Dios no es Dios de caos, “porque Dios no es Dios de confusión, sino de paz” (1 Corintios 14:33), y su mandato es claro: “pero hágase todo decentemente y con orden” (1 Corintios 14:40). La revelación bíblica nos permite conocer el carácter, el propósito y la forma en que Dios actúa. “Santifícalos en tu verdad; tu palabra es verdad” (Juan 17:17). Y es desde ese conocimiento que podemos evaluar cualquier manifestación espiritual y reconocer si proviene verdaderamente del Señor, recordando que las Escrituras dan testimonio de Cristo (Juan 5:39) y que Dios nos ha hablado “por el Hijo” (Hebreos 1:1–2).
Una comunidad sin élites: liderazgo como servicio
Además, una iglesia guiada por el Espíritu entiende que su estructura no está diseñada para crear élites espirituales ni castas de poder. Jesús dijo: “Vosotros no queráis que os llamen Rabí; porque uno es vuestro Maestro, el Cristo, y todos vosotros sois hermanos” (Mateo 23:8). El evangelio establece una comunidad horizontal, formada por gente redimida en la misma sangre, donde ninguno es más valioso que otro y donde el liderazgo es simplemente una extensión del servicio.
En Cristo “no hay judío ni griego… porque todos vosotros sois uno en Cristo Jesús” (Gálatas 3:28). Hemos sido comprados “de todo linaje y lengua y pueblo y nación” por la misma sangre (Apocalipsis 5:9). En el Reino, grande es el que se hace pequeño, y el que ocupa lugar de autoridad es el primero en poner la mesa para otros, siguiendo el ejemplo del Maestro que lavó los pies de sus discípulos: “ejemplo os he dado, para que como yo os he hecho, vosotros también hagáis” (Juan 13:15).

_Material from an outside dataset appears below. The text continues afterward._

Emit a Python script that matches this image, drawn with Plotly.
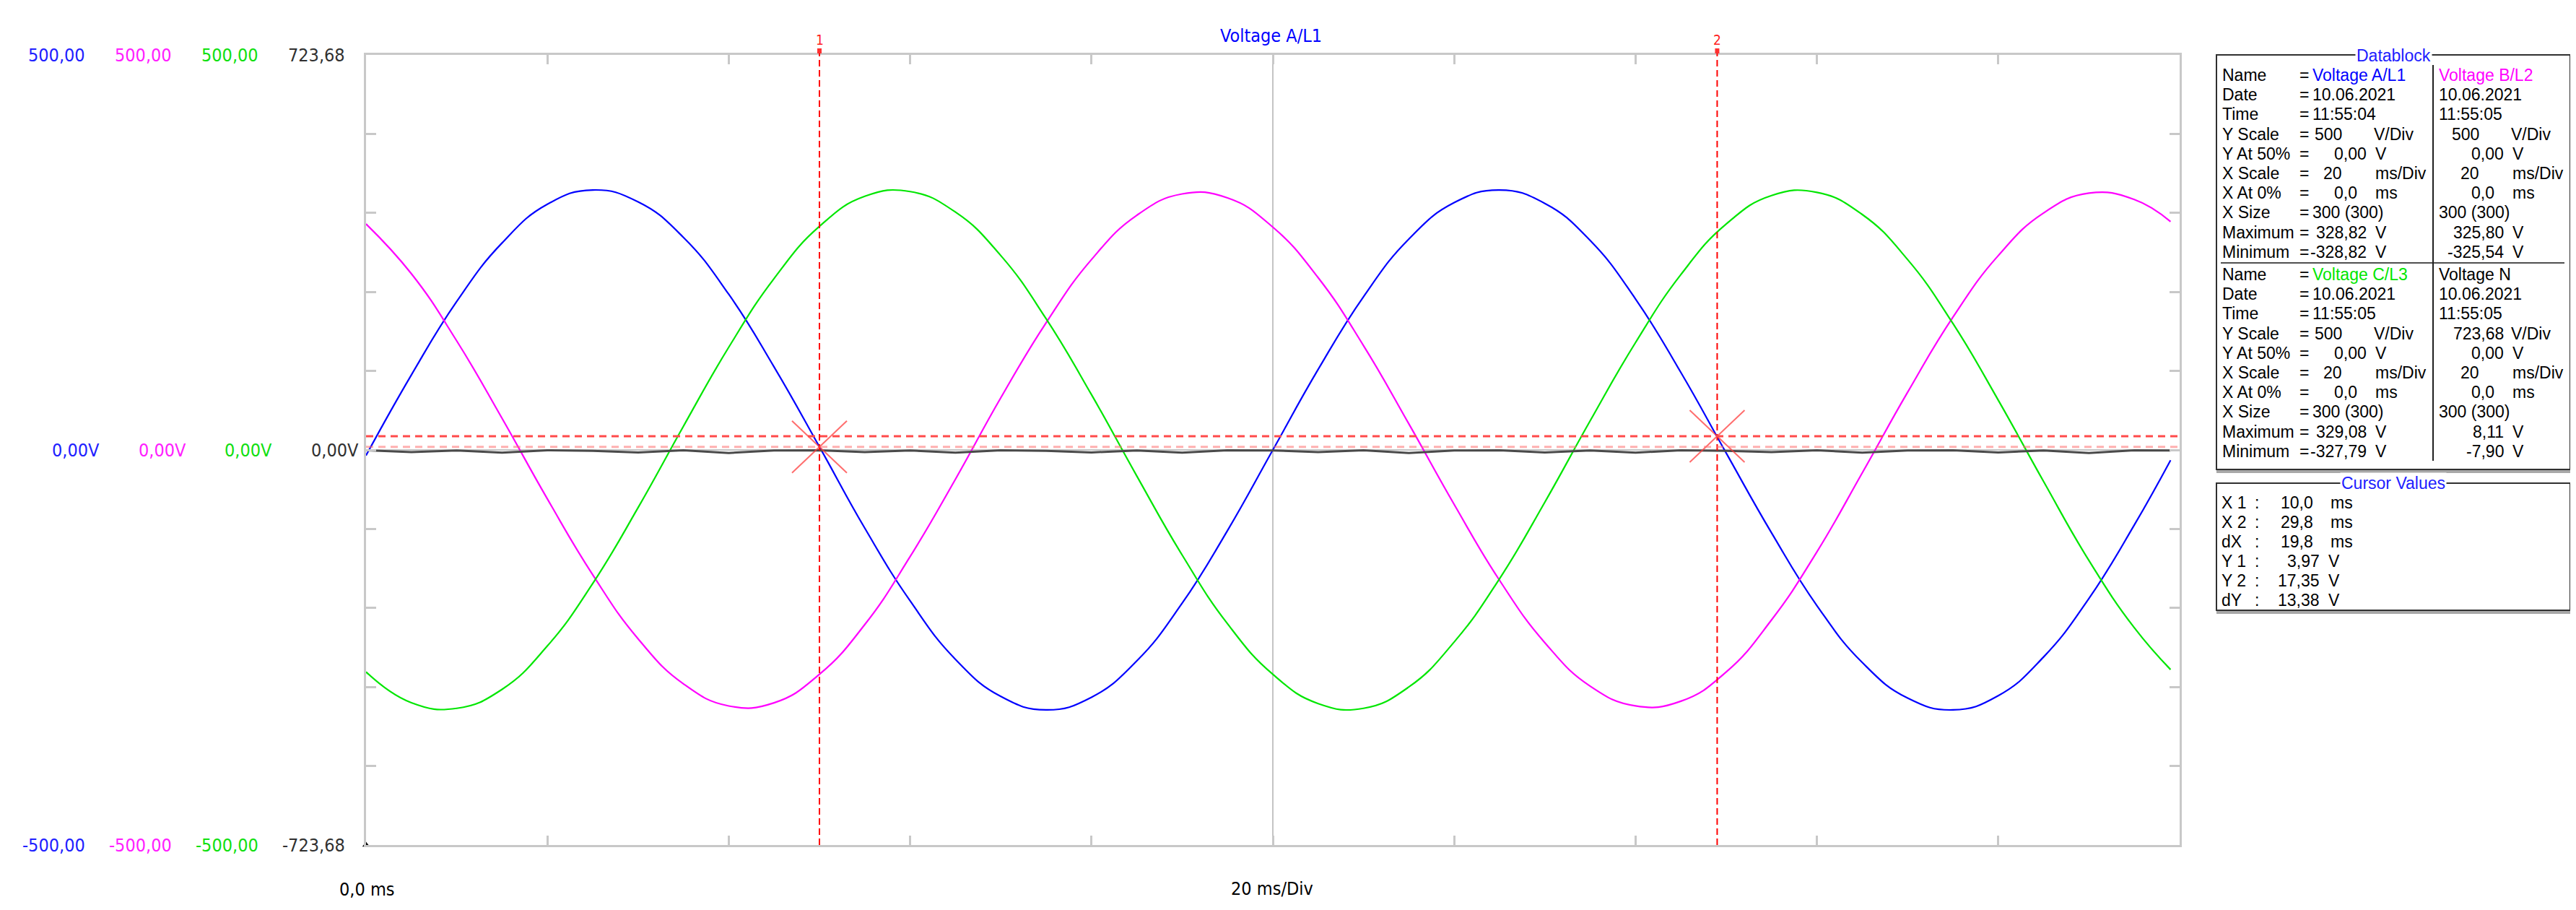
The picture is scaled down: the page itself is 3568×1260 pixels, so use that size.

La huella del Espíritu: carácter de Cristo, no dependencia humana
La verdadera obra del Espíritu Santo en una congregación reproduce el carácter de Cristo: mansedumbre, compasión, entrega, amor sacrificial. Es el fruto del Espíritu: “amor, gozo, paz, paciencia, benignidad, bondad, fe, mansedumbre, templanza” (Gálatas 5:22–23). No busca rehenes emocionales ni personas dependientes de figuras humanas, sino hijos libres que dependen exclusivamente del Padre. “Para libertad nos libertó Cristo” (Gálatas 5:1), y “no habéis recibido el espíritu de esclavitud… sino el Espíritu de adopción, por el cual clamamos: ¡Abba, Padre!” (Romanos 8:15).
Por eso, una iglesia que quiere ver la manifestación genuina de Dios debe volver a la esencia: formación bíblica sólida, discernimiento espiritual maduro y una visión de servicio que refleje a Cristo. La madurez espiritual se evidencia en quienes, “por el uso, tienen los sentidos ejercitados en el discernimiento del bien y del mal” (Hebreos 5:14), mientras la Palabra de Cristo mora abundantemente en la comunidad (Colosenses 3:16).
Cuando Cristo es el centro, la iglesia se vuelve luz al mundo
Cuando esto ocurre, la iglesia deja de ser un escenario de discursos vacíos o manifestaciones inmaduras y se convierte en una comunidad que muestra al mundo la imagen del Hijo, creciendo “en todo en aquel que es la cabeza, esto es, Cristo” (Efesios 4:15). El propósito es que el cuerpo sea edificado en amor (Efesios 4:16) y que el mundo reconozca a los discípulos por su amor mutuo (Juan 13:35).
Así, la iglesia vive para servir, crecer y preparar a las generaciones que vienen, obedeciendo el mandato de transmitir la fe: “Lo que has oído de mí ante muchos testigos, esto encarga a hombres fieles que sean idóneos para enseñar también a otros” (2 Timoteo 2:2; cf. Salmo 78:4). Porque la iglesia no es propiedad de los líderes, sino de Dios: fue comprada “con su propia sangre” (Hechos 20:28), y Cristo es quien edifica su iglesia (Mateo 16:18).
Y cuando se le devuelve al Señor lo que es suyo —el centro, la gloria, la dirección—, su gloria vuelve a brillar con autenticidad y poder transformador. El llamado sigue siendo: “Acuérdate… arrepiéntete, y haz las primeras obras” (Apocalipsis 2:5), confiando en que, cuando su pueblo se humilla, ora y vuelve su rostro a Dios, Él oye, perdona y sana (2 Crónicas 7:14). Entonces la iglesia se convierte en un testimonio vivo de la gloria de Dios en medio de un mundo necesitado de ver a Cristo, no solo en palabras, sino en vida.